## BEGIN Records for the task

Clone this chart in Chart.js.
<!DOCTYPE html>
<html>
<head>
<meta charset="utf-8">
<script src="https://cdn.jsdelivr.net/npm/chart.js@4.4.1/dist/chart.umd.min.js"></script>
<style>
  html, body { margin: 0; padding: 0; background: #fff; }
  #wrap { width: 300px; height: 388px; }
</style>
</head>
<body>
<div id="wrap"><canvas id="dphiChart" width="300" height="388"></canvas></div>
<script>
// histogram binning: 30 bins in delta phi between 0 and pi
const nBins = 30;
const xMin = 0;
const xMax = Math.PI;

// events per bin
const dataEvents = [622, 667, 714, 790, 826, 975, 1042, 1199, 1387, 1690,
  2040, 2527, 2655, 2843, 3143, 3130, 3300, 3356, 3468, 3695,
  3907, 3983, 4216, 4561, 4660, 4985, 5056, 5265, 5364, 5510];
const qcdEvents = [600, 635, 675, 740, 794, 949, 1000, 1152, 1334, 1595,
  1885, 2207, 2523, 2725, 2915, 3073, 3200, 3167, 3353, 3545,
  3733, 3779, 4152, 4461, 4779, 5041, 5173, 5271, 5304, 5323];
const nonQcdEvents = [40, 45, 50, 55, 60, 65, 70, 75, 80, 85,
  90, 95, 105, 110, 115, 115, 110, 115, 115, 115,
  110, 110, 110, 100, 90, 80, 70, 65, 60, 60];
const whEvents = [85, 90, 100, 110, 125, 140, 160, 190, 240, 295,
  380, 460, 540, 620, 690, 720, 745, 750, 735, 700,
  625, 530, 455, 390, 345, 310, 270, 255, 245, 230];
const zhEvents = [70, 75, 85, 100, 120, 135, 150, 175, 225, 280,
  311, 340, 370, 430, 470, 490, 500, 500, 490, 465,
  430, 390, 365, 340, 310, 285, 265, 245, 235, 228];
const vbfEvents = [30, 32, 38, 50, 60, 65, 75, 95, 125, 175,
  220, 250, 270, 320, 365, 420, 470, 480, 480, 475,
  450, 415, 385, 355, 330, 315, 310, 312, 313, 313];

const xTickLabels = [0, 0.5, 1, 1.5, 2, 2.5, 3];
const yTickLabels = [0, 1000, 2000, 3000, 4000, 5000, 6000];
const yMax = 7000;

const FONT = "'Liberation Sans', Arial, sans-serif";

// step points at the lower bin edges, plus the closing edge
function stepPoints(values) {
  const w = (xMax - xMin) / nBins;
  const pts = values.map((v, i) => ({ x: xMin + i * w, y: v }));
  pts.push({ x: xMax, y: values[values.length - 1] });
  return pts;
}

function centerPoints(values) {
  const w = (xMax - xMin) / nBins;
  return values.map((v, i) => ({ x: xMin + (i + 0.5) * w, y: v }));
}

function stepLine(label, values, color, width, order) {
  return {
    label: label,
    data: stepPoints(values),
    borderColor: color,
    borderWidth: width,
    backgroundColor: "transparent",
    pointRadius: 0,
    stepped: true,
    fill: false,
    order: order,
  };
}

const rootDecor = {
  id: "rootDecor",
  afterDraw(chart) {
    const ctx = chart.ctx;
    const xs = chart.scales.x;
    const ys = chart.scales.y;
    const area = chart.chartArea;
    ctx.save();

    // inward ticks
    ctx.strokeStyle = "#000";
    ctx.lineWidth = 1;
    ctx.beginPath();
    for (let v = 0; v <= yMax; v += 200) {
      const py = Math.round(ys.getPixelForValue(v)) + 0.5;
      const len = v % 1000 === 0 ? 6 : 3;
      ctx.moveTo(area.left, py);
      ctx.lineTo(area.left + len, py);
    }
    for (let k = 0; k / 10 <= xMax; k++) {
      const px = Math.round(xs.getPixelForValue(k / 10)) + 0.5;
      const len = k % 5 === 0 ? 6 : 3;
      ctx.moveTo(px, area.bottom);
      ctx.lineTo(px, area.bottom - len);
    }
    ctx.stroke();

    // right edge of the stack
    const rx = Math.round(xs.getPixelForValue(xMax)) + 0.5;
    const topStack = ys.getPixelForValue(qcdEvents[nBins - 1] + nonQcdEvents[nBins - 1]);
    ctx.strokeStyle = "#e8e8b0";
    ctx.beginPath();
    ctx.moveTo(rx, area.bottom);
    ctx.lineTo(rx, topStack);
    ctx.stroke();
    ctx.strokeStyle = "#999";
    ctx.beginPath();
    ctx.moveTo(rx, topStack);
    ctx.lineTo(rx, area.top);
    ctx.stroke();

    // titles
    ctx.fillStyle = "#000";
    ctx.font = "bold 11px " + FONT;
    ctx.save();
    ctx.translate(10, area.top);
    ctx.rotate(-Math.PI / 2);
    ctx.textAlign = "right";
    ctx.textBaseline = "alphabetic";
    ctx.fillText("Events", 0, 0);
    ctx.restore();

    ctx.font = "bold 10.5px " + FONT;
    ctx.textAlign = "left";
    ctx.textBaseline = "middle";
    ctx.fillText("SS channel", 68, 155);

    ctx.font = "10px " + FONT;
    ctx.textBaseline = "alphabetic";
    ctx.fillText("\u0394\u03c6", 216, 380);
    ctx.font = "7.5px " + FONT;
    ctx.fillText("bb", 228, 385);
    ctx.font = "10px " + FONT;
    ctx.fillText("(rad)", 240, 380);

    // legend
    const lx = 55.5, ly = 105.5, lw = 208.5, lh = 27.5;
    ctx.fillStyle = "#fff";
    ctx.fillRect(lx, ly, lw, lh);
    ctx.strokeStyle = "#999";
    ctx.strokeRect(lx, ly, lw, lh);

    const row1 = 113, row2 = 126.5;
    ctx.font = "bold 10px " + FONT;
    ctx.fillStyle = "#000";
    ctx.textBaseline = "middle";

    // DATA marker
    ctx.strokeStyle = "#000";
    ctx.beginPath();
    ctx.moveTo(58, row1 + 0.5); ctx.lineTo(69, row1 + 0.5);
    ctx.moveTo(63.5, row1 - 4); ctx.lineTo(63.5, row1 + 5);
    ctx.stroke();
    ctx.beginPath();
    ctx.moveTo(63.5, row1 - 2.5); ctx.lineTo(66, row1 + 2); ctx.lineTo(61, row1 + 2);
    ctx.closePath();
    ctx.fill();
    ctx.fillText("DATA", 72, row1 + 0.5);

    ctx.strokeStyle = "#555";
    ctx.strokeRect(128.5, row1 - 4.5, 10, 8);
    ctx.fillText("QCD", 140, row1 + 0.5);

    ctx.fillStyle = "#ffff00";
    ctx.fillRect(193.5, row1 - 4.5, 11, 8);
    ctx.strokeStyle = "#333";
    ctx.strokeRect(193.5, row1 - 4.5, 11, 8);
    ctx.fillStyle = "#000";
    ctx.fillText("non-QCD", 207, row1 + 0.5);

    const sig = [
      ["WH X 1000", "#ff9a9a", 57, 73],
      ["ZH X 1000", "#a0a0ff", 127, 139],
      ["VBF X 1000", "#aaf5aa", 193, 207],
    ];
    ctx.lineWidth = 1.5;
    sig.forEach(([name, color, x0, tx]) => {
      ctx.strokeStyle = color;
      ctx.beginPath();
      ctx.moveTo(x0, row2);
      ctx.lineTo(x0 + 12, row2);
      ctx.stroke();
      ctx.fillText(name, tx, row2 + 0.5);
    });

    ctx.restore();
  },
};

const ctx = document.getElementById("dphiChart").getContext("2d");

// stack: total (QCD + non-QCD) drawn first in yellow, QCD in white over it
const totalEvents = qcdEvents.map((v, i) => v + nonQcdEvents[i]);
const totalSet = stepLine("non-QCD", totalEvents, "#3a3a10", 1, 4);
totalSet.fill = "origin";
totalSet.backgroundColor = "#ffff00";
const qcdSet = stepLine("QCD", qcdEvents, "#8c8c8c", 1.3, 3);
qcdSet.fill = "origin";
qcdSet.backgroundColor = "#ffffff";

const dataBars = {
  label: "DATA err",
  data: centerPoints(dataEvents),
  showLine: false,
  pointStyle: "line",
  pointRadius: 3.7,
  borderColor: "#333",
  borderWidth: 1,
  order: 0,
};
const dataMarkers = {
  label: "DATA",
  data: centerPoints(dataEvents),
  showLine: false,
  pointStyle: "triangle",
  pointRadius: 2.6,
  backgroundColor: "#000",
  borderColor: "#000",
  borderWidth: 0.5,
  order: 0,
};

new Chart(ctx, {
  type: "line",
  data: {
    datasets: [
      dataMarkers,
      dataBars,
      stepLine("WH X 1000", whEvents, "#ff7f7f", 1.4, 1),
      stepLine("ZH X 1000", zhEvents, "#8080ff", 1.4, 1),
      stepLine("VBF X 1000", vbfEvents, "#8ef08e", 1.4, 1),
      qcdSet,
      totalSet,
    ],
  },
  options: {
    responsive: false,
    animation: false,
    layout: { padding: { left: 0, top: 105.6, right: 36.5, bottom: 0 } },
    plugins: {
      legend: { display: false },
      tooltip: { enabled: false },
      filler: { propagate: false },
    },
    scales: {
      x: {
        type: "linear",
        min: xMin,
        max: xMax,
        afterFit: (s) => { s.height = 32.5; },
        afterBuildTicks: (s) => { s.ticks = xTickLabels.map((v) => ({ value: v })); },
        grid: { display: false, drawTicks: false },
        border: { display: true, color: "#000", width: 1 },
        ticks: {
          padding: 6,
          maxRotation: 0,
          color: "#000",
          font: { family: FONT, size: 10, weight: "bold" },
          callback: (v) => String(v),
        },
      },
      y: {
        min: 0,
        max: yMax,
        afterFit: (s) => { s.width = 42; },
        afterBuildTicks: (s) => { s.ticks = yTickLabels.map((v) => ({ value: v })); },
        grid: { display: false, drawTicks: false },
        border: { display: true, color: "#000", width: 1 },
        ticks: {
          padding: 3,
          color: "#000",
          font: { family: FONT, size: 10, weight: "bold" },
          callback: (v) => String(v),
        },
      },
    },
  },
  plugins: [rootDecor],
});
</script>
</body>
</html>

## END Records for the task
## BEGIN Records for the task

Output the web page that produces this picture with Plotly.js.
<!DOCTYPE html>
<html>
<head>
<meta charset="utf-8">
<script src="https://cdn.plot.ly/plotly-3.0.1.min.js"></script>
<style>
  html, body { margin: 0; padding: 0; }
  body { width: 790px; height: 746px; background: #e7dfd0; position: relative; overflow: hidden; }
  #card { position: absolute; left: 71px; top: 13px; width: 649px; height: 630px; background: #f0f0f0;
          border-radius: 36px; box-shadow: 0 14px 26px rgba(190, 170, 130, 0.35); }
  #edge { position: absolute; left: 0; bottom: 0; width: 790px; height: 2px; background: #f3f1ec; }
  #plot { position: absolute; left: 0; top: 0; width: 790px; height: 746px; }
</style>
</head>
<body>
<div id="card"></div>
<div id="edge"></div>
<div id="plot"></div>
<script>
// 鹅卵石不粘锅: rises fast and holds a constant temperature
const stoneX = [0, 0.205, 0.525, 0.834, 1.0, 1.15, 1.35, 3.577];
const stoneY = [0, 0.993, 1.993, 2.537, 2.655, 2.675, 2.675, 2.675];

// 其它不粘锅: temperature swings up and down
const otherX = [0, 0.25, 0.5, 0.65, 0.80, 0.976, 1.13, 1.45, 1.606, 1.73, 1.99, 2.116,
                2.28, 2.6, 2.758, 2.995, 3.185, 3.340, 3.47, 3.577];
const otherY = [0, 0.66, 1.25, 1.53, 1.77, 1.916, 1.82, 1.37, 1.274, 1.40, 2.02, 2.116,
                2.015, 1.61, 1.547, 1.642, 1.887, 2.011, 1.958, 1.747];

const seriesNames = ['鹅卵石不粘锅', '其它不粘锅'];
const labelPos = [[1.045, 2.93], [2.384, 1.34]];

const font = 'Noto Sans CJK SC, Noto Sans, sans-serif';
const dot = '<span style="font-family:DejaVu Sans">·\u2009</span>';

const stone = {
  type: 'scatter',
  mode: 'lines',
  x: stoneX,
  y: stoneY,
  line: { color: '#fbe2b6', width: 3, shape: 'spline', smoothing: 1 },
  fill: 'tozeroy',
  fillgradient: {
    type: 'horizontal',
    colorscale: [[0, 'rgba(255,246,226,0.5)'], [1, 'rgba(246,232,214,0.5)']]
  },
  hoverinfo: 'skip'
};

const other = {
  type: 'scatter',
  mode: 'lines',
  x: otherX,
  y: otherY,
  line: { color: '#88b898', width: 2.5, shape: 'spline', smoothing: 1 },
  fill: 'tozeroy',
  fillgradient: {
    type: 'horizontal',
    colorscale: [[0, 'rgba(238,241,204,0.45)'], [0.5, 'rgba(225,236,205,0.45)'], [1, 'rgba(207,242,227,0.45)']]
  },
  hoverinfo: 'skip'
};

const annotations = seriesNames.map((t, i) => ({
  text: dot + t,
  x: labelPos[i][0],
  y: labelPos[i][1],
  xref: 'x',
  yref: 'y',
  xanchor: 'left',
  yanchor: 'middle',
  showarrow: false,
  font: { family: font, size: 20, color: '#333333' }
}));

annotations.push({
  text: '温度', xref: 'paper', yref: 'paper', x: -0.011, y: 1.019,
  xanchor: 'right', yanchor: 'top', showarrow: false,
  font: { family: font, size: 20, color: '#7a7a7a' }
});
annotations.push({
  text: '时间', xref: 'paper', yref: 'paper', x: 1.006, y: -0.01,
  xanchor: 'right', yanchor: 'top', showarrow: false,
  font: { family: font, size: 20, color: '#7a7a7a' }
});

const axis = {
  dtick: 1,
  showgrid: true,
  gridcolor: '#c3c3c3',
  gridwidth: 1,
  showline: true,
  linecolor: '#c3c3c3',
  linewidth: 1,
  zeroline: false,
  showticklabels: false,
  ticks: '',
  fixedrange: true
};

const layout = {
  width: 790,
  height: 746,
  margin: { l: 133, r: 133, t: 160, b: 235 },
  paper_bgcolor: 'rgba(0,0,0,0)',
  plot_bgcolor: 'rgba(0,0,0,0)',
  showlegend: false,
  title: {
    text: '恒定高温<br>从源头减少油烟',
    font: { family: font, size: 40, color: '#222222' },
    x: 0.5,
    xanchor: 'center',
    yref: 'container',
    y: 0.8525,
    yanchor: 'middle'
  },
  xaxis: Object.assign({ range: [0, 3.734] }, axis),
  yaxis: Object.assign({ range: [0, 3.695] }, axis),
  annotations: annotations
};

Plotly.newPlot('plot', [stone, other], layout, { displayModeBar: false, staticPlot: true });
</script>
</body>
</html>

## END Records for the task
## BEGIN Records for the task

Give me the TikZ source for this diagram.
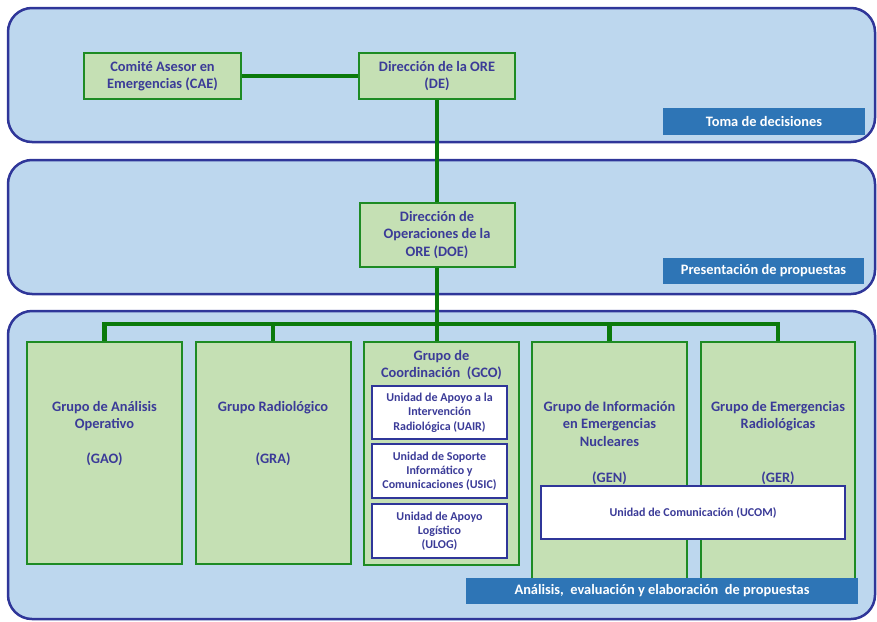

## END Records for the task

**Exercise objective:** Transcribe, exactly and exclusively, the run of lines that opens with the line bearing "Output the web" and closes with the line bearing "2.015, 1.61, 1.547, 1.642, 1.887, 2.011, 1.958, 1.747];".

**Final result:**
Output the web page that produces this picture with Plotly.js.
<!DOCTYPE html>
<html>
<head>
<meta charset="utf-8">
<script src="https://cdn.plot.ly/plotly-3.0.1.min.js"></script>
<style>
  html, body { margin: 0; padding: 0; }
  body { width: 790px; height: 746px; background: #e7dfd0; position: relative; overflow: hidden; }
  #card { position: absolute; left: 71px; top: 13px; width: 649px; height: 630px; background: #f0f0f0;
          border-radius: 36px; box-shadow: 0 14px 26px rgba(190, 170, 130, 0.35); }
  #edge { position: absolute; left: 0; bottom: 0; width: 790px; height: 2px; background: #f3f1ec; }
  #plot { position: absolute; left: 0; top: 0; width: 790px; height: 746px; }
</style>
</head>
<body>
<div id="card"></div>
<div id="edge"></div>
<div id="plot"></div>
<script>
// 鹅卵石不粘锅: rises fast and holds a constant temperature
const stoneX = [0, 0.205, 0.525, 0.834, 1.0, 1.15, 1.35, 3.577];
const stoneY = [0, 0.993, 1.993, 2.537, 2.655, 2.675, 2.675, 2.675];

// 其它不粘锅: temperature swings up and down
const otherX = [0, 0.25, 0.5, 0.65, 0.80, 0.976, 1.13, 1.45, 1.606, 1.73, 1.99, 2.116,
                2.28, 2.6, 2.758, 2.995, 3.185, 3.340, 3.47, 3.577];
const otherY = [0, 0.66, 1.25, 1.53, 1.77, 1.916, 1.82, 1.37, 1.274, 1.40, 2.02, 2.116,
                2.015, 1.61, 1.547, 1.642, 1.887, 2.011, 1.958, 1.747];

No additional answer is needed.